Some others that Hitler personally intervened on their behalf:

Eduard Bloch was an old family physician who lived until June 1, 1945.

Rosa Bernile Nienau, a young girl he befriended before the war. She died during the war of polio but probably could have survived otherwise.

Ernst Moritz Hess was Hitler’s old CO. Lived until 1983, age 93. Oops, already noted.

Hitler’s immediate superior officer, Lt. Hugo Gutmann recommended Hitler for the Iron Cross First Class during WWI.

According to this article, after the Nazis came to power Gutmann was arrested by the Gestapo but supposedly freed after the SS (who knew his history) intervened. He later escaped to Belgium and eventually to the U.S.

There were exceptions, at least for a time, if you were converted to Christianity, married to a non-Jew and/or had volunteered in WWI (especially if you were decorated).

If you have the chance to read ‘I Will Bear Witness’ by Victor Klemperer, I cannot recommend it highly enough. He was a professor of French Literature at the University of Dresden and his book - his diary actually - chronicles his life as a Jew (married to a gentile and as a WWI volunteer) in Germany from 1933 to 1945. He was a brilliant man whose insights into the events are/were remarkable. You will read as if in real time how things change and life becomes as brutal as it does irrational.

I’ve heard some Jews survived the war by joining the German Army. They usually needed some kind of fake ID but the army didn’t ask a lot of questions to somebody who was looking to volunteer. And the army was one of the few institutions in Nazi Germany which could stand up to the SS when it tried to hunt for hidden Jews among its members.

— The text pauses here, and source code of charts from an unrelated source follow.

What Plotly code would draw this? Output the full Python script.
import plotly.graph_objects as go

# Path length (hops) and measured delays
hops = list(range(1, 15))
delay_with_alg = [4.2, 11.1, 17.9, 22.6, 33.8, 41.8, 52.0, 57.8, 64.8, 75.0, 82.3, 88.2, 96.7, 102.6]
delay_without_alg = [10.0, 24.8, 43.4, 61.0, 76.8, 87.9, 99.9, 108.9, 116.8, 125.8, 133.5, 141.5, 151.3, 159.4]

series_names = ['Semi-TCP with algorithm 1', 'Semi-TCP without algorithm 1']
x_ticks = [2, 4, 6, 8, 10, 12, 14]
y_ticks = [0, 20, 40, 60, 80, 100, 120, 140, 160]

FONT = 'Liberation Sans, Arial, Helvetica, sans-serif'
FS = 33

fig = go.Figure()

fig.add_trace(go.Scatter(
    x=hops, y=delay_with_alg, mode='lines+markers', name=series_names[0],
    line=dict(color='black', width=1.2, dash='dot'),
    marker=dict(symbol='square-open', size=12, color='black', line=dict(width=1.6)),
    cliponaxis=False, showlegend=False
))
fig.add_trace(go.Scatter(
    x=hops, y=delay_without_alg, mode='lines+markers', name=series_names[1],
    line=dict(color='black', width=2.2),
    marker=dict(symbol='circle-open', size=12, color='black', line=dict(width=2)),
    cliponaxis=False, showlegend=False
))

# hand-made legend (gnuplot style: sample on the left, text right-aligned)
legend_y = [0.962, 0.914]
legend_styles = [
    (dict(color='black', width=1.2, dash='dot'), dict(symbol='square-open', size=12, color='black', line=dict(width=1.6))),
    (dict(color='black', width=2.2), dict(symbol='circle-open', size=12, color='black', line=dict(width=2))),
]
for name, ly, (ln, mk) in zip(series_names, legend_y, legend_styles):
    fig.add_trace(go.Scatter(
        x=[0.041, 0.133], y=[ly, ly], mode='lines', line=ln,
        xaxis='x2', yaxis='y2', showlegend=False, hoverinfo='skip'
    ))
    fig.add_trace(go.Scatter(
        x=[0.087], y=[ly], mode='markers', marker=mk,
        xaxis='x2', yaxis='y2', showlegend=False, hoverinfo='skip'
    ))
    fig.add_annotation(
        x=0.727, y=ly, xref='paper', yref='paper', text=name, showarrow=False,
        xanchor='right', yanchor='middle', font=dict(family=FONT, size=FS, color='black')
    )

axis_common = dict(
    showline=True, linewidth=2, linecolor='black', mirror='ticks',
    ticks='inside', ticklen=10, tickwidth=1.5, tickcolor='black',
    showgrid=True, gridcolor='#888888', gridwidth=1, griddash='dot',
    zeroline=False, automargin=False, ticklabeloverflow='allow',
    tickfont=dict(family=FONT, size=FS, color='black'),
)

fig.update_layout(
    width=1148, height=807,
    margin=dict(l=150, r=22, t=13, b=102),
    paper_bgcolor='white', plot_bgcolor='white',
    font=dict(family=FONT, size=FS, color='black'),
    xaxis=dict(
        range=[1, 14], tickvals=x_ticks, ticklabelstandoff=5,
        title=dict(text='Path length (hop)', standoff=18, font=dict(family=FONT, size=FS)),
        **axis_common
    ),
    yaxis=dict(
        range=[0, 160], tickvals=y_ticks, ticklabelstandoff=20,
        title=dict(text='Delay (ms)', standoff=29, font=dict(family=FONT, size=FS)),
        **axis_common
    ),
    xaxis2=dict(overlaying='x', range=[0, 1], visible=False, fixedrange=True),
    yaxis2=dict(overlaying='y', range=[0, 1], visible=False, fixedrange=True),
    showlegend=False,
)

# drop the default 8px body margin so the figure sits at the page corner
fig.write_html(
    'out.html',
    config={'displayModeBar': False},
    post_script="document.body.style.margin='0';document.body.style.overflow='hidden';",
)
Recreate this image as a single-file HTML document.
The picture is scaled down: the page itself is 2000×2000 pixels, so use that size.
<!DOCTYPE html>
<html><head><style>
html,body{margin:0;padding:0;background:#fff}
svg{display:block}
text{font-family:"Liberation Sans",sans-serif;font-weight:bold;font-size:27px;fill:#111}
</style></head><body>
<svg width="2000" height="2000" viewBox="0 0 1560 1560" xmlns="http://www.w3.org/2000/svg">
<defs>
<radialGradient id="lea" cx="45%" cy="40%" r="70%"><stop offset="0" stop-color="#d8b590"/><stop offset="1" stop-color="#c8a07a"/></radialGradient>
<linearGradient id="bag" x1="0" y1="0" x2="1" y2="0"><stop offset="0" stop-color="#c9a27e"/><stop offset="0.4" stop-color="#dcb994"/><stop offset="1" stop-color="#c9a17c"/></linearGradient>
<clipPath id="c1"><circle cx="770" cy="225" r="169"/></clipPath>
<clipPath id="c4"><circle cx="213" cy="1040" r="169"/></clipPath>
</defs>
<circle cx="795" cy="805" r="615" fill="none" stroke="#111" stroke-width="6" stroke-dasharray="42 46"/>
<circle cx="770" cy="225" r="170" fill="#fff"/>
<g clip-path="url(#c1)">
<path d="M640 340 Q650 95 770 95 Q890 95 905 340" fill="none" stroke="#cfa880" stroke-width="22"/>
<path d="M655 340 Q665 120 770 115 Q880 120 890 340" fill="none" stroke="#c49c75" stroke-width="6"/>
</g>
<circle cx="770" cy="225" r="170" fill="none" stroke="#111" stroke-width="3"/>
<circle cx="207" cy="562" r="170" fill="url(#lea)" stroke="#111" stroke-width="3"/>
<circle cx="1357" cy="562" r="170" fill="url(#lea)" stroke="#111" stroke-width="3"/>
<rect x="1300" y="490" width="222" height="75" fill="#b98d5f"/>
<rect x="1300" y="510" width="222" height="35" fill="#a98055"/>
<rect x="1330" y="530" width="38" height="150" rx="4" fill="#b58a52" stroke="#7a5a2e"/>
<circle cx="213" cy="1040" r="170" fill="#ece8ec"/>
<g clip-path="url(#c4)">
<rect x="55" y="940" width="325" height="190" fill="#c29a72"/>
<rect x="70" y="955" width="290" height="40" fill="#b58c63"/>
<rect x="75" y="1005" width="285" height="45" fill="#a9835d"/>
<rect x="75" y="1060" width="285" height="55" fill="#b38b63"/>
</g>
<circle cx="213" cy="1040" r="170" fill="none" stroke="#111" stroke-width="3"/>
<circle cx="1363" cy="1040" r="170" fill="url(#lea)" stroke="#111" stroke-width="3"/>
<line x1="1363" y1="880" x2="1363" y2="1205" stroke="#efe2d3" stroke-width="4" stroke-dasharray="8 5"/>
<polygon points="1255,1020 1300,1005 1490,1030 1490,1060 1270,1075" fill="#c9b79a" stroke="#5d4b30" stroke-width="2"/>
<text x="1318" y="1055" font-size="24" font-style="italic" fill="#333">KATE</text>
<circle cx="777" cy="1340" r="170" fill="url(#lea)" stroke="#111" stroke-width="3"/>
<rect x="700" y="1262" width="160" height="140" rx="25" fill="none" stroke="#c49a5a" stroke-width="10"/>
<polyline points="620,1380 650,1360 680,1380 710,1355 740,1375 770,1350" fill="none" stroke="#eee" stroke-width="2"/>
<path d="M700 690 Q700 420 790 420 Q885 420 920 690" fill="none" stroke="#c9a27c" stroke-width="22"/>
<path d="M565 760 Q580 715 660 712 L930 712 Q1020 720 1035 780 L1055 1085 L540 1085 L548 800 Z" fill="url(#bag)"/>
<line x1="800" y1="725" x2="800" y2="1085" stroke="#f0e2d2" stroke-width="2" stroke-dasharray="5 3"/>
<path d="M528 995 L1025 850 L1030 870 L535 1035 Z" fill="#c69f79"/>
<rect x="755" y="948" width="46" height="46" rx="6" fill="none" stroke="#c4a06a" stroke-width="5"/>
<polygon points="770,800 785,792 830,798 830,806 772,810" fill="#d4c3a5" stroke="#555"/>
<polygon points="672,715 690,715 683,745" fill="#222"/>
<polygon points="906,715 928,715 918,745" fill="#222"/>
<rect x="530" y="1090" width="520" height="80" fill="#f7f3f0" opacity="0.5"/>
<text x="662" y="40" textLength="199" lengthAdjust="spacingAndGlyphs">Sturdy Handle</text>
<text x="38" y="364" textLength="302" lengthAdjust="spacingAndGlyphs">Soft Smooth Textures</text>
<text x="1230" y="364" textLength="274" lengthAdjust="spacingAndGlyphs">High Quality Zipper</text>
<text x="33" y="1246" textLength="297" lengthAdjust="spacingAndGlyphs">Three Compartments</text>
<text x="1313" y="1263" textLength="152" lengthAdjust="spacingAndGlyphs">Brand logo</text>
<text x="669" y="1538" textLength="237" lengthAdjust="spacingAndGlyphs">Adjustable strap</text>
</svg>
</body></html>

Statistically speaking, being married to a non-Jew was the best way for a Jew to survive in Germany. For almost the entirety of the war, Jews in mixed marriages were exempt from being deported to the camps, and while this exemption was not always respected, it seems to have generally held. By the time the exemption was lifted in January 1945, the authorities were not in a particularly good position to enforce it. (The war was in its final months, the Reich was losing badly, and most local authorities had more pressing matters to attend to.) About 2/3 of the 15,000 German Jews who survived the Nazi regime within Germany itself (i.e., excluding those who fled abroad) did so by dint of their marriages to non-Jews.

The book IBM and the Holocaust by Edwin Black gives a lot of information about how the German government (and Austria & others) accumulated extensive machine-readable* records on everyone, so that when it came time to ship people off to the camps**, they knew who to go after.

*Not computerized – computers weren’t invented yet.
**52 days after Hitler became Chancellor, Dachau, the 1st one, was opened March 22, 1933. 87 years ago last week.